(Photo/GT)
By rolling out a plan to integrate a cluster of cities located in East China, often known as the Yangtze River Delta, China is to develop this mega-regional economy into a base camp for new growth momentum, centering on high-quality manufacturing and services to fuel economic growth.
The plan is widely seen as another push by the Chinese government to drive economic growth by building up regional blocs, at a time when the country faces challenges from slowing growth and bumpy trade relations with the US.
The Yangtze River Delta integration plan covers Shanghai and the three neighboring provinces of Jiangsu, Zhejiang and Anhui, all in East China. Home to internet leaders like Alibaba, Pinduoduo and numerous smaller private companies, the region is one of the Chinese economy's crown jewels, contributing more than one-fifth of the nation's GDP in 2018.

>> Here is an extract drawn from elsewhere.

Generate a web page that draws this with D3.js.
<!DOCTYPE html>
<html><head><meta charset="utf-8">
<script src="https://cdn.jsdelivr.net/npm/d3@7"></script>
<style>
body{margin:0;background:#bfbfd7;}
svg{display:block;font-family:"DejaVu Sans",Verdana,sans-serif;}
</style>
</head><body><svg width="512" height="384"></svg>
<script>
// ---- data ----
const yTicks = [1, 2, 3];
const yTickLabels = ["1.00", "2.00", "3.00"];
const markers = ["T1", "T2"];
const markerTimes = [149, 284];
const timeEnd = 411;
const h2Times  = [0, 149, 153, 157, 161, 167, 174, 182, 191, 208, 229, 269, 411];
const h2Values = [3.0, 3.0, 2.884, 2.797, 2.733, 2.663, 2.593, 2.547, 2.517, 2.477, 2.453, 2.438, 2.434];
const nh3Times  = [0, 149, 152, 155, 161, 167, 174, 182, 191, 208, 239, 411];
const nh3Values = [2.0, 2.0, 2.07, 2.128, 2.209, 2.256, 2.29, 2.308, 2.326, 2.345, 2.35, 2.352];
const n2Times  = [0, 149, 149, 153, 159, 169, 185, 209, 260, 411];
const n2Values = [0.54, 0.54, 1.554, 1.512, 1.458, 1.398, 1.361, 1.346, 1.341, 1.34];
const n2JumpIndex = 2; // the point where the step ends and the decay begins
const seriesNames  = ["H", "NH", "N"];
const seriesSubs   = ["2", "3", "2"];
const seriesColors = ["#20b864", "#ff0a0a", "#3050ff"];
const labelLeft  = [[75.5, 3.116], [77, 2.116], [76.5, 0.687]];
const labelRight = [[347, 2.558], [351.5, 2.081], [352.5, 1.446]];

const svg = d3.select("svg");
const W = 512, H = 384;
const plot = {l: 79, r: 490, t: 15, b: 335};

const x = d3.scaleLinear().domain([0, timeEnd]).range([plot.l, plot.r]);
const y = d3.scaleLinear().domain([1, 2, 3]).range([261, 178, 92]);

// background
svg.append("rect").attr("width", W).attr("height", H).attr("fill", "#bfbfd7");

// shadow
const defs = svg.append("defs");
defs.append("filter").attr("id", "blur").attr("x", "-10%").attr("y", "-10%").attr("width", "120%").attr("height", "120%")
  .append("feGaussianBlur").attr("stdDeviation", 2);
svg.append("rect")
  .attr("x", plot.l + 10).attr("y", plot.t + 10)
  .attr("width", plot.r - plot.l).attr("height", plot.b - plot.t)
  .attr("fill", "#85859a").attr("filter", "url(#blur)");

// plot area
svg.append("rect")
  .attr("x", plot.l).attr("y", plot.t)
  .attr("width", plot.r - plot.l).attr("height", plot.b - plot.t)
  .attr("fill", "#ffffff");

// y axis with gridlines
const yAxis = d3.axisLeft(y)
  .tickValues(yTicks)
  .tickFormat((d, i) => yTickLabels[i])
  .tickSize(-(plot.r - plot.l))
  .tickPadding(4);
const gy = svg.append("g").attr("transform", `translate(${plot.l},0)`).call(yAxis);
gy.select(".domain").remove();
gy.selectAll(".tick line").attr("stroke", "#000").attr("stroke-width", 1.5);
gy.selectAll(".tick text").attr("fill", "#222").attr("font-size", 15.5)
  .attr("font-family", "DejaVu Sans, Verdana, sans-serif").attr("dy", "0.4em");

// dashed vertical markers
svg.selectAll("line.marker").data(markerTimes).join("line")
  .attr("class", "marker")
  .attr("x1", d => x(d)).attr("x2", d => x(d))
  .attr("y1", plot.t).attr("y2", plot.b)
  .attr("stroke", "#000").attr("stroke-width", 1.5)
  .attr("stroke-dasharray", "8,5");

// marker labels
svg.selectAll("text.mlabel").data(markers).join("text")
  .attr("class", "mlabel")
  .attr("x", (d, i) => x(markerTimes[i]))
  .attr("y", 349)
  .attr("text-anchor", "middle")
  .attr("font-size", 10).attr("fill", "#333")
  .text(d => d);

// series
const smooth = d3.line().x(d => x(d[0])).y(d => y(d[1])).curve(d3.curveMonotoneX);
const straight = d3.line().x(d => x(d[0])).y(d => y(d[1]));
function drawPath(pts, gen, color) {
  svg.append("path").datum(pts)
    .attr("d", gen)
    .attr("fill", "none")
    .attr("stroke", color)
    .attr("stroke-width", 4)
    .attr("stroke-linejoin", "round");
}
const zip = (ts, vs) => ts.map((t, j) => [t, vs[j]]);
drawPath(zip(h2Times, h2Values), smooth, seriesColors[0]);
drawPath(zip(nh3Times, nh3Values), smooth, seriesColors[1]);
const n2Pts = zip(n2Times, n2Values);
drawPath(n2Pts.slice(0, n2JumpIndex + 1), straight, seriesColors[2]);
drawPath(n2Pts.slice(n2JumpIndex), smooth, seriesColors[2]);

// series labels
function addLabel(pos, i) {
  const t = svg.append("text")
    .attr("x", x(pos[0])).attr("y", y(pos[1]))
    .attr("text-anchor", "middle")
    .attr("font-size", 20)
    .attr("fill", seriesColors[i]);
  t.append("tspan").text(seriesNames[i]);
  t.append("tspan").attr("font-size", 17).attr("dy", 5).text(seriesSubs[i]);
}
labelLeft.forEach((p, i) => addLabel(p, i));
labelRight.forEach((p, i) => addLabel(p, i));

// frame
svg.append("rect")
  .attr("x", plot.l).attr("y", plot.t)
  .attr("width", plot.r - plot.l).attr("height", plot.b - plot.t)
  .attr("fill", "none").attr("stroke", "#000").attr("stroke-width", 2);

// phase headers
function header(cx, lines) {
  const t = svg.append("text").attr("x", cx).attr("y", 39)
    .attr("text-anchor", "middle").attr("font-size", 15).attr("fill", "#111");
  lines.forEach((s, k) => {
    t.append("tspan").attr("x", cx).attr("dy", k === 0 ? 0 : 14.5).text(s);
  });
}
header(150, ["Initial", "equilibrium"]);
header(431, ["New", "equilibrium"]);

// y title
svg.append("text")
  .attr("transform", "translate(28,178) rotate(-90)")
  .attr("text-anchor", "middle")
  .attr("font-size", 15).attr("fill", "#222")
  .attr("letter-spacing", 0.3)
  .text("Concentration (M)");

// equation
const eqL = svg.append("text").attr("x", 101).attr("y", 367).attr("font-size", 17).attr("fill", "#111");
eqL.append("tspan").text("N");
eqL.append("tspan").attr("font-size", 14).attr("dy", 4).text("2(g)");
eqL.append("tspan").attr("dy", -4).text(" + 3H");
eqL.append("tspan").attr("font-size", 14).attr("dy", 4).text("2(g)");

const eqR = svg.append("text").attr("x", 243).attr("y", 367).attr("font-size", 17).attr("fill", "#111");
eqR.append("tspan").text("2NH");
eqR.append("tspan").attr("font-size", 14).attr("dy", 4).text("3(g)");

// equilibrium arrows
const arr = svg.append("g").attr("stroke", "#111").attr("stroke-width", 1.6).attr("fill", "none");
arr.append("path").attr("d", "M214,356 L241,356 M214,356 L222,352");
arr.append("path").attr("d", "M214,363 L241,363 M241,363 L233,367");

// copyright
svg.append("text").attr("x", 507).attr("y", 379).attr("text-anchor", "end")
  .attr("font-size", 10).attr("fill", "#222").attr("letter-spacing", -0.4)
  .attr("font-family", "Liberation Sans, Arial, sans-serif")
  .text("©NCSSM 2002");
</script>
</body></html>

"Through the integration plan, the Yangtze River Delta's proportion in China's total economic aggregate will increase," said Shi Jianxun, an economics professor at the School of Economics and Management of Tongji University.
According to Shi, the Yangtze River Delta will become a hub of cutting-edge technologies and high-technology enterprises, which will be converted into enormous economic benefits in the next decade.

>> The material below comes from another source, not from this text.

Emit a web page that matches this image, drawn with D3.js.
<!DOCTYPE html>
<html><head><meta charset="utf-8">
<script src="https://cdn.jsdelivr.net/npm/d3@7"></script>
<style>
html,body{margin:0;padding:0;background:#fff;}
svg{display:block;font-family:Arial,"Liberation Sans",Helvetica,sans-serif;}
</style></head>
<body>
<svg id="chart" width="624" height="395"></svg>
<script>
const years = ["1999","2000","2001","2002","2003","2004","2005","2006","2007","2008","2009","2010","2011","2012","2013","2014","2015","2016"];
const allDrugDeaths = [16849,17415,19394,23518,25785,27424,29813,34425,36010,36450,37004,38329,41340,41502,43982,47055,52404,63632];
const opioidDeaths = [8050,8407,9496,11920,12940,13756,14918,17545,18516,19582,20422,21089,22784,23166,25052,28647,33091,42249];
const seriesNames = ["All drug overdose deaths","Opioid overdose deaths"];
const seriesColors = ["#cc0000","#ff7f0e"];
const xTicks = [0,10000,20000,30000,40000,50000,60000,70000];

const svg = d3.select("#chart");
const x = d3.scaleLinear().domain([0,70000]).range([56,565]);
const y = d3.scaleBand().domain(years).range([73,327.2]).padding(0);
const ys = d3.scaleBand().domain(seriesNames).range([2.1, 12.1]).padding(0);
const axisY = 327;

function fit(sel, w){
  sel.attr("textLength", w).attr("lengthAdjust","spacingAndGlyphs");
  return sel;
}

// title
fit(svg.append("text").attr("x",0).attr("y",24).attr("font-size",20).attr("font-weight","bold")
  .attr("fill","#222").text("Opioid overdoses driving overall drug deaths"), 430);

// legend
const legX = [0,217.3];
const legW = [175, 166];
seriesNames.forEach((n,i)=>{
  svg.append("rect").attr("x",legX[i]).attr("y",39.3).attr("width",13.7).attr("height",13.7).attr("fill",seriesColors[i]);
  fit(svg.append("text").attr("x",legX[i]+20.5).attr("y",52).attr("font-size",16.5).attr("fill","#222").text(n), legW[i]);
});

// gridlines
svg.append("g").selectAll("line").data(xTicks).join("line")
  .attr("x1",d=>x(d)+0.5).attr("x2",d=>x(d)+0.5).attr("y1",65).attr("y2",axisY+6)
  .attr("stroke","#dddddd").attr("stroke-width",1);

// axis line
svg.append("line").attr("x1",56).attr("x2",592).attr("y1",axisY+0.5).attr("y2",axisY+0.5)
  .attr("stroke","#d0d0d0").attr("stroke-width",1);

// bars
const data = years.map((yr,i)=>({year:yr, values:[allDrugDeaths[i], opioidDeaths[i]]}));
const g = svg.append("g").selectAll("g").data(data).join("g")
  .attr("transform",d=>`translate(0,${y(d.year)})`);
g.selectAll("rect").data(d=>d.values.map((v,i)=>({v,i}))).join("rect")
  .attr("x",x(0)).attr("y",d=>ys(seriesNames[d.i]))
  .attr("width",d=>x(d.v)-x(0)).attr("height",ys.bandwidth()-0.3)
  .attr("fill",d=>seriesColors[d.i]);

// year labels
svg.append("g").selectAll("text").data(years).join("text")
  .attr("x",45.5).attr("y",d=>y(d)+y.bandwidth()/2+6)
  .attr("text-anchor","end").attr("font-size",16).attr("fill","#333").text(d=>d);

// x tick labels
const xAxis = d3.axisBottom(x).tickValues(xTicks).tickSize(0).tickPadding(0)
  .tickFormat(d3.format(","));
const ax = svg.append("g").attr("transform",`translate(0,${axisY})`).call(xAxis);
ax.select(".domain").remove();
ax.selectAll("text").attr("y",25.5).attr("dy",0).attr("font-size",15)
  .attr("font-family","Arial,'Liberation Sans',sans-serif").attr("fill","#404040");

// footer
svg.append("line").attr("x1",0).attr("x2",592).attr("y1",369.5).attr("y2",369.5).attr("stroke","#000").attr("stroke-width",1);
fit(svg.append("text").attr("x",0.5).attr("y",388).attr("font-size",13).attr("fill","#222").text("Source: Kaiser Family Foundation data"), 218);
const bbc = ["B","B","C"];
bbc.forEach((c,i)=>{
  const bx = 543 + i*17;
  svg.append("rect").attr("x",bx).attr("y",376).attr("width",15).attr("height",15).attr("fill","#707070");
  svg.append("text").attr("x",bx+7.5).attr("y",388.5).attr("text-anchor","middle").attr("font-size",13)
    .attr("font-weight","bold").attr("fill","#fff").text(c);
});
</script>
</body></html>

"Just take the Shanghai-based Lingang Special Area, for example. It is expected to produce billions of GDP in the next 15 years," he told the Global Times on Wednesday.
The plan specified that the region should jointly enhance its innovation abilities and make breakthroughs in key technologies. The plan also demanded that the region nurture leading enterprises with global competitiveness as well as developing the industries of the future, such as third-generation semiconductors, next-generation artificial intelligence and genetic testing.

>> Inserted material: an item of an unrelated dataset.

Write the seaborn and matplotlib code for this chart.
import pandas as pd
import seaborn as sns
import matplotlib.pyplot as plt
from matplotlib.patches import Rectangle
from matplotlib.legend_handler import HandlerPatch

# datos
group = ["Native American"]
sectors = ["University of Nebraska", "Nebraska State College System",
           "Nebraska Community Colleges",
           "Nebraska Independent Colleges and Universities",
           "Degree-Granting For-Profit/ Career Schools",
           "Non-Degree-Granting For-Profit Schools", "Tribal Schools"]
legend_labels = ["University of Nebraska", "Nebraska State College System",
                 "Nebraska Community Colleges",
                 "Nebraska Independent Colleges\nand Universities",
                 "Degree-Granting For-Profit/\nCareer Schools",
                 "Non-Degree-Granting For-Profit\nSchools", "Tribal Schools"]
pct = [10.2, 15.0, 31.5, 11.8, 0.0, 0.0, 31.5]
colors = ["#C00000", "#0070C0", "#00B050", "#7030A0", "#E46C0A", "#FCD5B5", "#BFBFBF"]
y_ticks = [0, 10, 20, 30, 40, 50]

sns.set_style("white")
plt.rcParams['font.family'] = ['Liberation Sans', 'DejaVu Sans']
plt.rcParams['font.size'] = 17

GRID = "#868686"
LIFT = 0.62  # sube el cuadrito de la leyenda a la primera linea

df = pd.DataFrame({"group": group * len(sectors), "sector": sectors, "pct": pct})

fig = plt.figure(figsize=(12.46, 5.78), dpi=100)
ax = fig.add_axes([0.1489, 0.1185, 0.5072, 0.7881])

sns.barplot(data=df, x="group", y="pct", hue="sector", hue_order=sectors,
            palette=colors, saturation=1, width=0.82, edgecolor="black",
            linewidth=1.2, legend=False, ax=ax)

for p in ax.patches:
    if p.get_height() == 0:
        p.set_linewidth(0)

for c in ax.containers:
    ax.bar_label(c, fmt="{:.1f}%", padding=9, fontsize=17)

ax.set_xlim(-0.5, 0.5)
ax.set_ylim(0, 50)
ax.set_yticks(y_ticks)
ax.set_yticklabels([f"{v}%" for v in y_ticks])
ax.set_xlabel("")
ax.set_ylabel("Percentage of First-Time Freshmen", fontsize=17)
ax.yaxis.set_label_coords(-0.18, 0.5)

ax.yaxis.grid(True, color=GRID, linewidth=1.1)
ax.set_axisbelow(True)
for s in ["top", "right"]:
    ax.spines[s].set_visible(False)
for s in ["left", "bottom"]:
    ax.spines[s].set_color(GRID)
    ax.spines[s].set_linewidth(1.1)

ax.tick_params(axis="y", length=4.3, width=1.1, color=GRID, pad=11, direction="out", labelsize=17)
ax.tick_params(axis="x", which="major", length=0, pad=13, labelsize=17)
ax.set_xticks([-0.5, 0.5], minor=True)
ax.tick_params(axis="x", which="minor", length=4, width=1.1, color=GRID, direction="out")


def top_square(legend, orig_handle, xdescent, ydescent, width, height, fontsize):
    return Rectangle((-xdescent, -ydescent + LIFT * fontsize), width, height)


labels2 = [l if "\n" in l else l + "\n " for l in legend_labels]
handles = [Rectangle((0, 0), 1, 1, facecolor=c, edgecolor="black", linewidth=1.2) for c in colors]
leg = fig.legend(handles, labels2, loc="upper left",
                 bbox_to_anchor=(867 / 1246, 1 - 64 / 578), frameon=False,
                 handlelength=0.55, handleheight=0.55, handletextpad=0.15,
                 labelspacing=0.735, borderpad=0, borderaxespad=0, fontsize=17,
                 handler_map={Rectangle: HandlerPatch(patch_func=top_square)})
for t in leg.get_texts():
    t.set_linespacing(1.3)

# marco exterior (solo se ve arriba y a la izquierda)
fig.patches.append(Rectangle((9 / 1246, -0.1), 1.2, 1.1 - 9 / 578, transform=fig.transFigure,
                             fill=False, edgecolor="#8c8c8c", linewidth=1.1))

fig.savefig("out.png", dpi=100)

"Local governments have already invested in large-scale scientific equipment in Shanghai and Anhui. Such government impetus, along with talent and education resources, should nurture high-tech industries," said Chen Liu, a research fellow at the Nanjing-based research institution Yangtze IDEI.
Banking on high-quality development, the Yangtze River Delta will more actively participate in global competition, experts said.
"The region will also engage in technological competition and industrial chain competition with overseas industry clusters like the Silicon Valley," said Shi.
Previously, China rolled out blueprints to integrate the Greater Bay Area consisting of Hong Kong, Macao and Guangdong in South China, as well as the Jing-Jin-Ji area consisting of Beijing, Hebei Province and Tianjin in North China.
Better cooperation
Experts said that the Yangtze integration plan will stimulate a higher level of economic cooperation in the region, speeding up industrial chain labor division while boosting cross-industry cooperation.
Chen said that the integration plan will give rise to "vertical" industry cooperation, meaning that different cities would be responsible for different links on certain industry chains based on their unique advantages.
"For example, Shanghai will be responsible for research and development, while manufacturing could be based in Jiangsu and Zhejiang," he said.
Many enterprises are already moving in this direction. Ningbo-based automobile parts company Joyson Electronic, for example, is expanding its research and manufacturing centers in the Yangtze River Delta region.
"Our company is building a research center in Shanghai to better interact and collaborate with leading vehicle makers clustered in the city," Zhang Chuanqing, head of media relations at Joyson, told the Global Times on Tuesday.
He added that being closer to Shanghai would also benefit his company, which is committed to researching and producing intelligent driving systems, as Shanghai is developing quickly in the new-energy vehicle industry.
Compared with the Greater Bay Area, the Yangtze River Delta has a wider range of mature industries and can thus intensify cross-industrial cooperation.
"For example, Hangzhou's advantages in e-commerce can help fuel manufacturing industries in Yiwu from East China's Zhejiang Province, while Shanghai's financial institutions can work with banks in Anhui to lend more support to local agricultural projects," Ye Hang, an economics professor at the College of Economics of Zhejiang University, told the Global Times.
Shi further suggested that the local governments in the area remove market barriers by unifying public services, like social security, as well as speeding up the improvement of the intra-provincial transportation network, especially in less-developed northern Jiangsu, to facilitate talent and capital flows.